Records with drawing code:
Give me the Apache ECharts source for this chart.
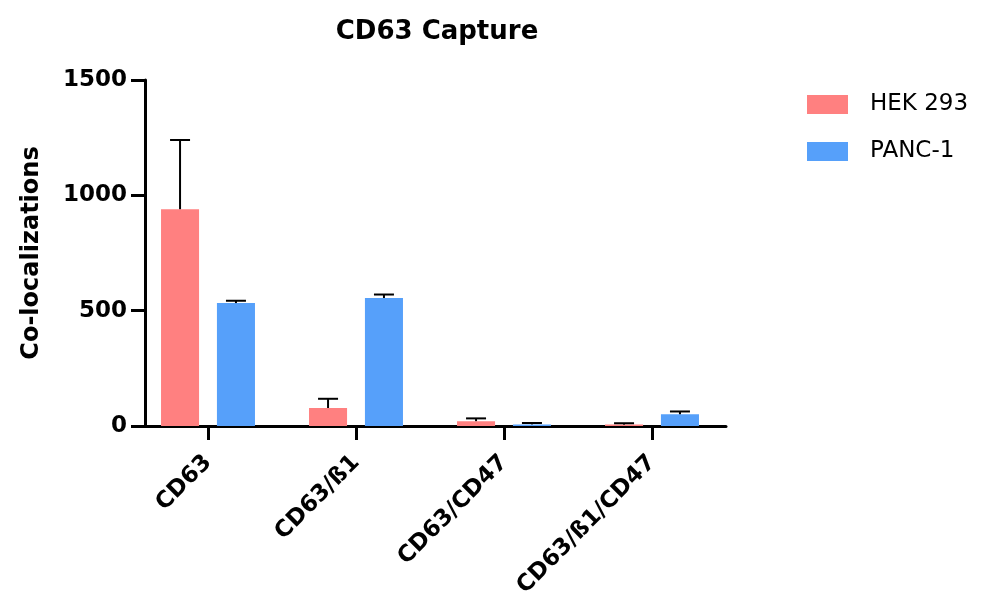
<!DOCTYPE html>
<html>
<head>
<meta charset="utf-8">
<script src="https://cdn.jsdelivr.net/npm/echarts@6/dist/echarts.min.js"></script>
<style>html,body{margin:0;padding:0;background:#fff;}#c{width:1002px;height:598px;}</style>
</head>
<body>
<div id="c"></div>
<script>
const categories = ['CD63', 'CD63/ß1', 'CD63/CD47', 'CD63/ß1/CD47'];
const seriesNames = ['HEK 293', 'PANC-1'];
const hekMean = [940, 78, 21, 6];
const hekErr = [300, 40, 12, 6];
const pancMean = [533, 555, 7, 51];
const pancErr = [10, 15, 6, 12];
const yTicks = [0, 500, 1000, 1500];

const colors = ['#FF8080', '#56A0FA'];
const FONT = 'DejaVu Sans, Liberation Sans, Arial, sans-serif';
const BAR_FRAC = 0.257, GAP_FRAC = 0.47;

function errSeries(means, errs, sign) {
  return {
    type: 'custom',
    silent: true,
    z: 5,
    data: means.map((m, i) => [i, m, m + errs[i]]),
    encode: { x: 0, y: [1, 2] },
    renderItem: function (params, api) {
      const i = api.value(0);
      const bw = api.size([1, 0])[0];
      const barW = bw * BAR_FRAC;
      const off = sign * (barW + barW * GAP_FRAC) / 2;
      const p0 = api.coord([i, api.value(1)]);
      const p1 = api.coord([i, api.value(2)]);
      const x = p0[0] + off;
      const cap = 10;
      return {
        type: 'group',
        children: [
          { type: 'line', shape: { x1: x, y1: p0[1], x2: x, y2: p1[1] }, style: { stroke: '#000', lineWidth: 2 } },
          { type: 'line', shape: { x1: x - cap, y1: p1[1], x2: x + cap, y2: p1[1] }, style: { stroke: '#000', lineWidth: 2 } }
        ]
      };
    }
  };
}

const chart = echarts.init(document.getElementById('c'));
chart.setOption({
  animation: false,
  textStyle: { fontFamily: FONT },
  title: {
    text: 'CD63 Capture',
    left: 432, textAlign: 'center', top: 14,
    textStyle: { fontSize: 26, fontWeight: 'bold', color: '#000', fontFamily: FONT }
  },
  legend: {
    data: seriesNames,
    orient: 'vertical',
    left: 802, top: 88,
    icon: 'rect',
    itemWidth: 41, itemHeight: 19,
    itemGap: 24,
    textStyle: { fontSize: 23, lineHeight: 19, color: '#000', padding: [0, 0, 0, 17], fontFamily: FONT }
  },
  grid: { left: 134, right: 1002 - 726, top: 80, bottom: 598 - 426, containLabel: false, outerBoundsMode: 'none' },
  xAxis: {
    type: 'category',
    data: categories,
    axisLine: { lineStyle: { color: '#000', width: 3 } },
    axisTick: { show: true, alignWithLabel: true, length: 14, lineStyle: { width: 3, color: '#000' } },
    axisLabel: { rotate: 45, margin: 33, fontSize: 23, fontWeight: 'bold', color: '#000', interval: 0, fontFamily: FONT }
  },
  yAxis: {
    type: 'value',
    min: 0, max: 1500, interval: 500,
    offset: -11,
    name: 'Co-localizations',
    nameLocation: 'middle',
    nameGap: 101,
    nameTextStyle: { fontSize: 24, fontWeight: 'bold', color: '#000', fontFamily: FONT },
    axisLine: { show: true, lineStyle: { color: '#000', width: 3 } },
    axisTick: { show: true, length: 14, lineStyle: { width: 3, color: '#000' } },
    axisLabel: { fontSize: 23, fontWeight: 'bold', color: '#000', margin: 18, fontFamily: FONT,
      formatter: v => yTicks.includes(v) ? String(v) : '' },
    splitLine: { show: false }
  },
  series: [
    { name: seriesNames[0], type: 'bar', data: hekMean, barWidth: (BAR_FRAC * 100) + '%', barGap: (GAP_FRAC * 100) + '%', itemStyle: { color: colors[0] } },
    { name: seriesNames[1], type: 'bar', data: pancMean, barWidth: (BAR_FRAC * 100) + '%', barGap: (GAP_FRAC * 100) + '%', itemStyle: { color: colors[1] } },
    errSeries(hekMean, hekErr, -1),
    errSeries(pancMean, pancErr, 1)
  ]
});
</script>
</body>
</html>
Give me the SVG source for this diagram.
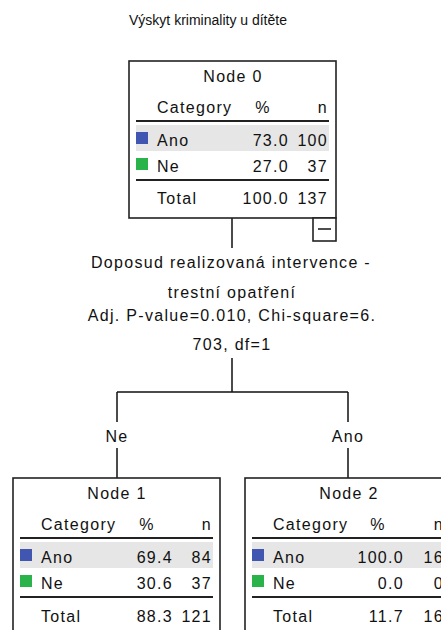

EXERCISE REQUIREMENTS:
Gather from the records above every line containing the string "source".

FULL SOLUTION:
Give me the Apache ECharts source for this chart.
Give me the SVG source for this diagram.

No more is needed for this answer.